I looked at the pre-made carpet step covers available from Camco (#42925 Wrap Around Step Rug). They are nice and easy to install. I foresee a problem if the spring loosens or pops free since there is a good probability that the step cover will end up on the side of the highway. Amazon has them for $8.97 each. I need eight so that would have cost me over $76. The cost at the local dealer was even higher.

My solution was to go to Lowe's and have them cut me a 2' strip of gray indoor/outdoor carpet (#97913 Stratos Gray) as my raw material for a little over $11. The guy said that my request was common for their store. My steps are just over 23" wide, 8.5" deep, and 1" thick. The standard 12' wide carpet roll cut into eight pieces gives me 18" for each of the eight step covers. This proved to be just enough for the curved-front steps. It was plenty for the straight steps

Some reality: The 12' wide roll was actually 12' 2" so measure before you trust and cut. Also, I asked for 2' and actually got 28". That is why I had to make allowances when I placed the grommets. It should be obvious which side I will be trimming.

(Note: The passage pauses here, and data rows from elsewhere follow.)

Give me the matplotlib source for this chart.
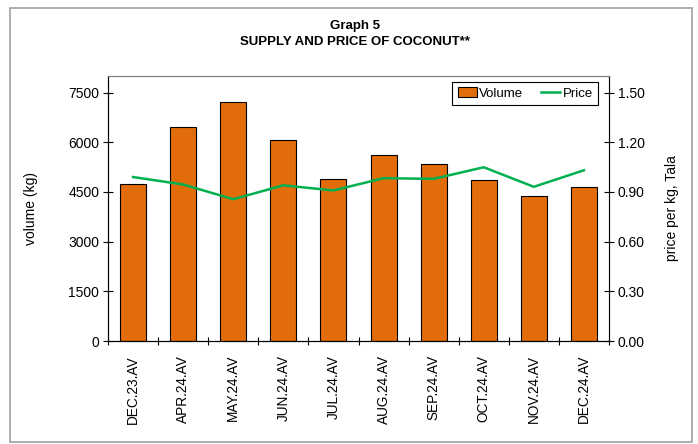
import matplotlib.pyplot as plt
from matplotlib.patches import Rectangle
from matplotlib.lines import Line2D
from matplotlib.patches import Patch
import numpy as np

plt.rcParams['font.family'] = ['Liberation Sans', 'DejaVu Sans']

months = ['DEC.23.AV', 'APR.24.AV', 'MAY.24.AV', 'JUN.24.AV', 'JUL.24.AV',
          'AUG.24.AV', 'SEP.24.AV', 'OCT.24.AV', 'NOV.24.AV', 'DEC.24.AV']
volume = [4735, 6475, 7230, 6070, 4905, 5610, 5330, 4875, 4385, 4635]
price = [0.99, 0.945, 0.856, 0.94, 0.909, 0.983, 0.979, 1.049, 0.931, 1.031]

bar_color = '#e36c0a'
line_color = '#00b050'

fig = plt.figure(figsize=(6.98, 4.44), dpi=100)
fig.patches.append(Rectangle((10 / 698, 1 - 442 / 444), 682 / 698, 434 / 444,
                             transform=fig.transFigure, fill=False,
                             edgecolor='#a0a0a0', linewidth=1.2))

ax = fig.add_axes([108 / 698, 1 - 341 / 444, 501 / 698, 265 / 444])
x = np.arange(len(months))
ax.bar(x, volume, width=0.52, color=bar_color, edgecolor='black', linewidth=0.8,
       zorder=2)
ax.set_xlim(-0.5, len(months) - 0.5)
ax.set_ylim(0, 8000)
ax.set_yticks(np.arange(0, 7501, 1500))
ax.set_xticks(np.arange(-0.5, len(months), 1))
ax.set_xticklabels([])
ax.set_xticks(x, minor=True)
ax.set_xticklabels(months, minor=True, rotation=90, fontsize=9.8)
ax.tick_params(axis='x', which='major', direction='inout', length=6, width=0.8)
ax.tick_params(axis='x', which='minor', length=0, pad=10)
ax.tick_params(axis='y', direction='inout', length=6.5, width=0.8, labelsize=10, pad=3)
ax.spines['top'].set_color('#808080')
ax.spines['right'].set_color('#808080')
ax.set_ylabel('volume (kg)', fontsize=10)
ax.yaxis.set_label_coords(-0.14, 0.5)

ax2 = ax.twinx()
ax2.plot(x, price, color=line_color, linewidth=1.8, zorder=3)
ax2.set_ylim(0, 1.6)
ax2.set_yticks(np.arange(0, 1.51, 0.3))
ax2.set_yticklabels(['%.2f' % v for v in np.arange(0, 1.51, 0.3)])
ax2.tick_params(axis='y', direction='inout', length=6.5, width=0.8, labelsize=10, pad=3)
ax2.spines['top'].set_color('#808080')
ax2.set_ylabel('price per kg, Tala', fontsize=10)
ax2.yaxis.set_label_coords(1.112, 0.5)

handles = [Patch(facecolor=bar_color, edgecolor='black', linewidth=0.8),
           Line2D([0], [0], color=line_color, linewidth=1.8)]
leg = ax2.legend(handles, ['Volume', 'Price'], ncol=2, loc='upper right',
                 bbox_to_anchor=(0.978, 0.977), borderaxespad=0, fontsize=9.5,
                 fancybox=False, framealpha=1, edgecolor='black',
                 handlelength=1.5, handleheight=0.7, handletextpad=0.15,
                 columnspacing=1.3, borderpad=0.4)
leg.get_frame().set_linewidth(0.8)

fig.text(355 / 698, 1 - 26 / 444, 'Graph 5', ha='center', va='center',
         fontsize=9.5, fontweight='bold')
fig.text(355 / 698, 1 - 42 / 444, 'SUPPLY AND PRICE OF COCONUT**', ha='center',
         va='center', fontsize=9.5, fontweight='bold')

fig.savefig('out.png', dpi=100)
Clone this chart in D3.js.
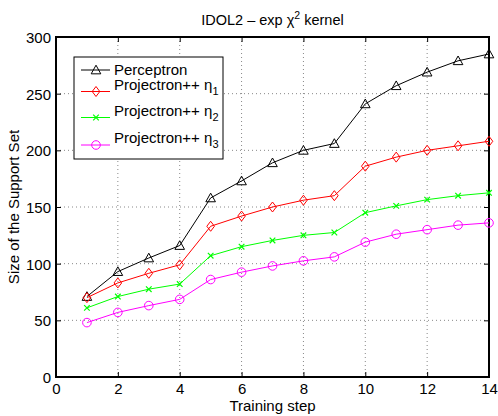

First I cut the roll into the eight equal pieces of 18" x 24" throwing out the scrap. I then added four 5/16" brass grommets to each piece using this kit about 3" in from the corners. This will give me plenty of room to trim the edges and space if I need to replace any grommets in the future. The strange offset is because I measured from a single side. If I did it again, I would put the grommets about 2" from the edge.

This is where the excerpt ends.